Enjoyable as a good wank is, there’s something undeniably hot about knowing that someone is watching you and is getting off to you getting yourself off.
When I come, I lick my juices off my fingers and then accept Master C’s cock as He wanks Himself off into my mouth; rewarding me with a thick load of cum for turning Him on with my show.
It’s an experience that I find particularly hot.
Does Master C think of me when He wanks? I don’t know, and to be honest, it doesn’t really matter. What goes on in His mind to add to the sensory experience and help Him come is up to him. It might be me, it might be Jessica Alba, it may even be me and Jessica Alba if He’s really lucky.
So who or what do I think about when I’m wanking? It all depends really.

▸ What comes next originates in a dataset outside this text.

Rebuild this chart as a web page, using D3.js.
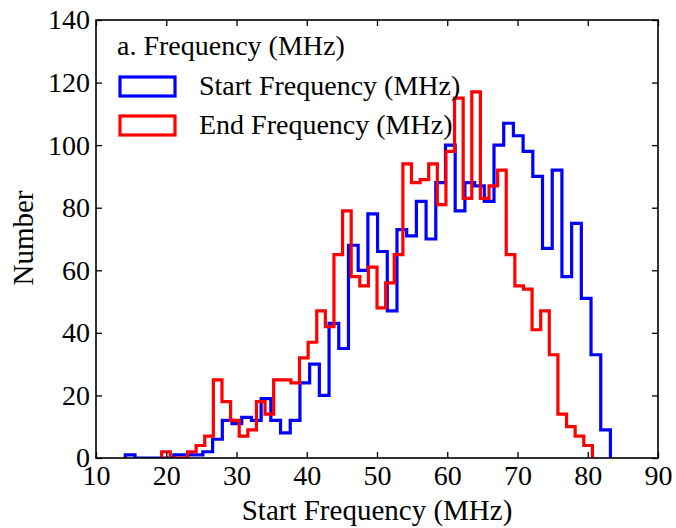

Sometimes I’ll be having a particularly salacious daydream. This may involve Master C or “The Other Guy”, it may involve a celebrity, it may just be a faceless other person, it doesn’t matter. In this case the thought comes first, the thought causes the wank; I use my fingers and/or toys to give some substance to the daydream, to give it a little more realness. If I’m imagining that Master C/Ryan Gosling/nameless stranger is fucking me, I want to feel something in whatever hole my daydream has me being fucked in. The daydream provides the backdrop while my fingers/toys bring it to life.
Usually though, it’s the other way around; I’ll begin to play with myself and then I’ll conjure up something in my mind to give it something to work with and connect to the sensations coming from my boobs or my cunt. I may remember a particularly good shag that I’ve had. Perhaps it was the setting that made it special rather than the fuck itself. It may or may not involve Master C. It may or may not involve a guy at all; sometimes my hottest fantasies are those where I’m with “The Girl” or possibly even another girl. The sex I’m having in my head may be soft and romantic, or it could be hard, rough, verging on brutal. Sometimes I’ll imagine a one-on-one scene, at other times I’ll imagine multiple partners, be they people I know or total strangers.
The fantasy fits my mood. If I want to enjoy a long, slow wank, I’ll picture something tender and protracted. If I want to get off in a hurry, I’ll imagine something rough and urgent.
The fact is, there is a wank for every mood, and a fantasy for every wank, all I have to do is match them up in my head.